A Unified Sparse Training Framework for Lightweight Lifelong Deep Reinforcement Learning

Abstract

Lifelong deep reinforcement learning (DRL) methods enable continuous adaptation to new tasks and retention of old knowledge. However, these methods often necessitate large model sizes, leading to substantial computational and storage resource requirements during training and inference. Unfortunately, existing research has not yet provided a lightweight solution to address this issue. This work aims to develop a generic method that can be seamlessly integrated into existing lifelong DRL methods to facilitate their achievement of lightweight models while also yielding higher returns. While sparse training (ST) methods have been extensively used in the DRL community to achieve lightweight models, they exacerbate the issue of catastrophic forgetting and compromise generalization when applied in lifelong DRL. To improve generalization, we develop a gradient optimization method that leverages sharpness-aware minimization (SAM) to smooth the gradient surface of the model without introducing excessive computational complexity.
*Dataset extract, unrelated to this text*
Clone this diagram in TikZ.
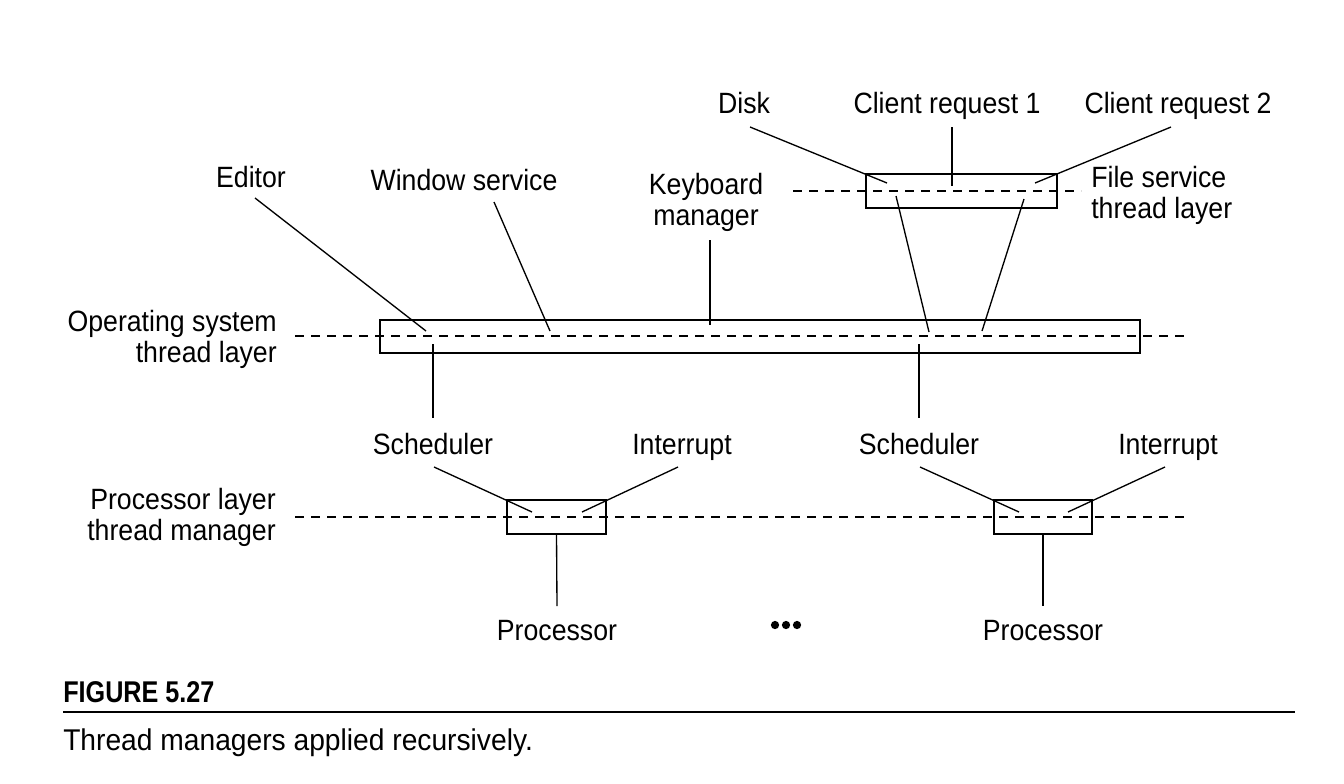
\documentclass[tikz,border=0pt]{standalone}
\usepackage{fontspec}
\usepackage{graphicx}
\setmainfont{Liberation Sans}
\newfontfamily\lblfont{Liberation Sans}[FakeStretch=0.91]
\newfontfamily\figfont{Liberation Sans Bold}[FakeStretch=0.84]
\usetikzlibrary{fit}
\newcommand{\twolines}[3]{\begin{tabular}[t]{@{}#1@{}}#2\\#3\end{tabular}}
\tikzset{
  lbl/.style={inner sep=0pt, font=\lblfont\fontsize{22}{23.25}\selectfont},
  layerbox/.style={draw, line width=1.25pt, inner sep=0pt},
  layerline/.style={line width=1.2pt, dash pattern=on 6.75pt off 5.25pt},
  leader/.style={line width=1pt},
}
\begin{document}
\begin{tikzpicture}[x=0.75pt,y=-0.75pt]
\useasboundingbox (0,0) rectangle (1344,783);

% ---------- dashed layer lines ----------
\coordinate (fsL) at (793,191);  \coordinate (fsR) at (1081,191);
\coordinate (osL) at (295,336);  \coordinate (osR) at (1189,336);
\coordinate (prL) at (295,517);  \coordinate (prR) at (1188,517);
\draw[layerline] (fsL) -- (fsR);
\draw[layerline] (osL) -- (osR);
\draw[layerline] (prL) -- (prR);

% ---------- boxes ----------
\node[layerbox, fit={(866,174)(1057,208)}] (fs) {};
\node[layerbox, fit={(380,320)(1140,353)}] (os) {};
\node[layerbox, fit={(507,500)(606,534)}] (p1) {};
\node[layerbox, fit={(994,500)(1092,534)}] (p2) {};

% ---------- labels ----------
\node[lbl, anchor=base] (disk) at (744,113) {Disk};
\node[lbl, anchor=base] (cr1) at (947,113) {Client request 1};
\node[lbl, anchor=base] (cr2) at (1178,113) {Client request 2};
\node[lbl, anchor=base west] (fslbl) at (1091,187) {\twolines{l}{File service}{thread layer}};
\node[lbl, anchor=base] (editor) at (251,187) {Editor};
\node[lbl, anchor=base] (window) at (464,190) {Window service};
\node[lbl, anchor=base] (keyb) at (706,194) {\twolines{c}{Keyboard}{manager}};
\node[lbl, anchor=base east] (oslbl) at (277,331) {\twolines{r}{Operating system}{thread layer}};
\node[lbl, anchor=base] (sch1) at (433,454) {Scheduler};
\node[lbl, anchor=base] (int1) at (682,454) {Interrupt};
\node[lbl, anchor=base] (sch2) at (919,454) {Scheduler};
\node[lbl, anchor=base] (int2) at (1168,454) {Interrupt};
\node[lbl, anchor=base east] (prlbl) at (276,509) {\twolines{r}{Processor layer}{thread manager}};
\node[lbl, anchor=base] (proc1) at (557,640) {Processor};
\node[lbl, anchor=base] (proc2) at (1043,640) {Processor};

% ---------- ellipsis dots ----------
\fill (775,625) circle (3.1pt);
\fill (786,625) circle (3.1pt);
\fill (797,625) circle (3.1pt);

% ---------- leader line end points ----------
\coordinate (disk-a) at (750,127);  \coordinate (disk-b) at (887,183);
\coordinate (cr1-a) at (952,127);   \coordinate (cr1-b) at (952,186);
\coordinate (cr2-a) at (1171,127);  \coordinate (cr2-b) at (1035,183);
\coordinate (fsos1-a) at (896,196); \coordinate (fsos1-b) at (929,332);
\coordinate (fsos2-a) at (1024,199);\coordinate (fsos2-b) at (982,331);
\coordinate (ed-a) at (255,198);    \coordinate (ed-b) at (426,331);
\coordinate (win-a) at (494,202);   \coordinate (win-b) at (550,331);
\coordinate (kb-a) at (710,240);    \coordinate (kb-b) at (710,325);
\coordinate (os1-a) at (433,344);   \coordinate (os1-b) at (433,418);
\coordinate (os2-a) at (919,344);   \coordinate (os2-b) at (919,418);
\coordinate (s1-a) at (434,467);    \coordinate (s1-b) at (532,512);
\coordinate (i1-a) at (678,467);    \coordinate (i1-b) at (582,512);
\coordinate (s2-a) at (920,467);    \coordinate (s2-b) at (1019,512);
\coordinate (i2-a) at (1165,467);   \coordinate (i2-b) at (1068,512);

% ---------- leader lines ----------
\draw[leader] (disk-a) -- (disk-b);
\draw[leader] (cr1-a) -- (cr1-b);
\draw[leader] (cr2-a) -- (cr2-b);
\draw[leader] (fsos1-a) -- (fsos1-b);
\draw[leader] (fsos2-a) -- (fsos2-b);
\draw[leader] (ed-a) -- (ed-b);
\draw[leader] (win-a) -- (win-b);
\draw[leader] (kb-a) -- (kb-b);
\draw[leader] (os1-a) -- (os1-b);
\draw[leader] (os2-a) -- (os2-b);
\draw[leader] (s1-a) -- (s1-b);
\draw[leader] (i1-a) -- (i1-b);
\draw[leader] (s2-a) -- (s2-b);
\draw[leader] (i2-a) -- (i2-b);
\draw[leader] (p1.south) -- (proc1.north |- 0,606);
\draw[leader] (p2.south) -- (proc2.north |- 0,606);

% ---------- caption ----------
\node[inner sep=0pt, anchor=base west, font=\figfont\fontsize{22.5}{26}\selectfont] (fig) at (63,702) {FIGURE 5.27};
\coordinate (ruleL) at (63,712); \coordinate (ruleR) at (1295,712);
\draw[line width=1pt] (ruleL) -- (ruleR);
\node[inner sep=0pt, anchor=base west, font=\fontsize{22.5}{27}\selectfont] (cap) at (63,750) {\scalebox{0.94}[1]{Thread managers applied recursively.}};
\end{tikzpicture}
\end{document}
In addition, to alleviate catastrophic forgetting and promote model convergence, we introduce a priority-based approach that samples effective past experiences from the replay buffer. Extensive experiments demonstrate that our approach achieves 90% sparsity in five representative lifelong DRL methods while achieving higher episode return and average return (up to 34% improvement) across all episodes compared to the dense models.